Return precisely the span of lines from the top of the material below to the line containing "from matplotlib.ticker import", both included. Pictures are excluded.

[Data excerpt]:
#####

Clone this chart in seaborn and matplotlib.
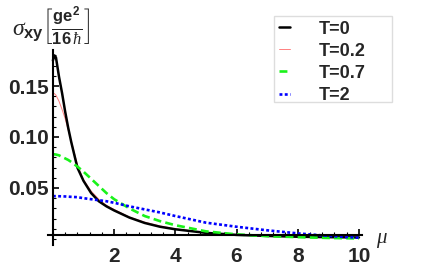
import matplotlib
matplotlib.use('Agg')
import matplotlib.pyplot as plt
import seaborn as sns
from matplotlib.patches import Rectangle
from matplotlib.ticker import MultipleLocator, FixedLocator

# values
mu = [0, 0.05, 0.1, 0.2, 0.3, 0.4, 0.5, 0.6, 0.8, 1.0, 1.25, 1.5, 1.75, 2.0,
      2.5, 3.0, 3.5, 4.0, 5.0, 6.0, 7.0, 8.0, 9.0, 10.0]
sigma_t0 = [0.175, 0.180, 0.178, 0.159, 0.143, 0.125, 0.109, 0.095, 0.070, 0.057,
            0.045, 0.037, 0.032, 0.028, 0.021, 0.0157, 0.012, 0.0095, 0.006, 0.004,
            0.003, 0.0022, 0.0018, 0.0015]
sigma_t02 = [0.143, 0.1425, 0.141, 0.135, 0.127, 0.118, 0.107, 0.096, 0.073, 0.058,
             0.047, 0.039, 0.033, 0.029, 0.0215, 0.0165, 0.0128, 0.010, 0.0062, 0.0041,
             0.003, 0.0022, 0.0018, 0.0015]
sigma_t07 = [0.083, 0.083, 0.0828, 0.082, 0.0805, 0.079, 0.0775, 0.0755, 0.071, 0.066,
             0.059, 0.052, 0.045, 0.039, 0.030, 0.0225, 0.0175, 0.0135, 0.0075, 0.0045,
             0.0028, 0.0018, 0.001, 0.0005]
sigma_t2 = [0.042, 0.042, 0.042, 0.0419, 0.0418, 0.0417, 0.0415, 0.0413, 0.041, 0.040,
            0.039, 0.038, 0.037, 0.0355, 0.032, 0.029, 0.026, 0.0225, 0.016, 0.012,
            0.0085, 0.0055, 0.003, 0.0012]
labels = ['T=0', 'T=0.2', 'T=0.7', 'T=2']
x_ticks = [2, 4, 6, 8, 10]
y_ticks = [0.05, 0.10, 0.15]

sns.set_style('white')
plt.rcParams['font.family'] = ['Liberation Sans', 'DejaVu Sans']
plt.rcParams['mathtext.fontset'] = 'custom'
plt.rcParams['mathtext.rm'] = 'Liberation Sans'
plt.rcParams['mathtext.bf'] = 'Liberation Sans:bold'
plt.rcParams['mathtext.it'] = 'Liberation Serif:italic'

fig = plt.figure(figsize=(4.36, 2.72), dpi=100)
ax = fig.add_axes([48 / 436, 1 - 245 / 272, 314 / 436, 195 / 272])

sns.lineplot(x=mu, y=sigma_t02, ax=ax, color=(1, 0.5, 0.5), lw=0.7, label=labels[1])
sns.lineplot(x=mu, y=sigma_t0, ax=ax, color='black', lw=1.8, label=labels[0])
sns.lineplot(x=mu, y=sigma_t07, ax=ax, color=(0.1, 0.95, 0.1), lw=1.9,
             linestyle=(0, (3, 1.6)), label=labels[2])
sns.lineplot(x=mu, y=sigma_t2, ax=ax, color=(0, 0, 1), lw=1.9,
             linestyle=(0, (1.1, 0.9)), label=labels[3])

ax.set_xlim(-0.16, 10.1)
ax.set_ylim(-0.0059, 0.1853)
ax.spines['left'].set_position(('data', 0))
ax.spines['bottom'].set_position(('data', 0.004))
ax.spines['top'].set_visible(False)
ax.spines['right'].set_visible(False)
for s in ['left', 'bottom']:
    ax.spines[s].set_linewidth(1.5)
    ax.spines[s].set_color('black')

ax.xaxis.set_major_locator(FixedLocator(x_ticks))
ax.xaxis.set_minor_locator(MultipleLocator(0.4))
ax.yaxis.set_major_locator(FixedLocator(y_ticks))
ax.yaxis.set_minor_locator(MultipleLocator(0.01))
ax.set_xticklabels([str(v) for v in x_ticks], fontsize=15, fontweight='bold')
ax.set_yticklabels([f'{v:.2f}' for v in y_ticks], fontsize=15, fontweight='bold')
ax.tick_params(axis='both', which='major', direction='in', length=4, width=1.2,
               color='black', bottom=True, left=True)
ax.tick_params(axis='both', which='minor', direction='in', length=2, width=0.8,
               color='black', bottom=True, left=True)
ax.tick_params(axis='x', which='major', pad=9)
ax.tick_params(axis='y', which='major', pad=3)
ax.set_xlabel('')
ax.set_ylabel('')

fig.text(382 / 436, 1 - 241 / 272, r'$\mu$', fontsize=15, ha='center', va='center')
fig.text(12 / 436, 1 - 4 / 272,
         r'$\sigma_{\mathbf{xy}}\left[\frac{\mathbf{ge^2}}{\mathbf{16}\,\hbar}\right]$',
         fontsize=17, ha='left', va='top')

handles, labs = ax.get_legend_handles_labels()
order = [labs.index(l) for l in labels]
leg = ax.legend([handles[i] for i in order], labels,
                loc='upper left', bbox_to_anchor=(276 / 436, 1 - 18 / 272),
                bbox_transform=fig.transFigure, borderaxespad=0,
                prop={'family': 'Liberation Sans', 'weight': 'bold', 'size': 13},
                handlelength=0.65, handletextpad=1.55, labelspacing=0.28,
                borderpad=0.15, frameon=False)
fig.patches.append(Rectangle((274 / 436, 1 - 102 / 272), 118 / 436, 86 / 272,
                             transform=fig.transFigure, fill=False,
                             edgecolor='#dddddd', linewidth=1.0))

fig.savefig('out.png', dpi=100)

#####

[Finished answer]:
Clone this chart in seaborn and matplotlib.
import matplotlib
matplotlib.use('Agg')
import matplotlib.pyplot as plt
import seaborn as sns
from matplotlib.patches import Rectangle
from matplotlib.ticker import MultipleLocator, FixedLocator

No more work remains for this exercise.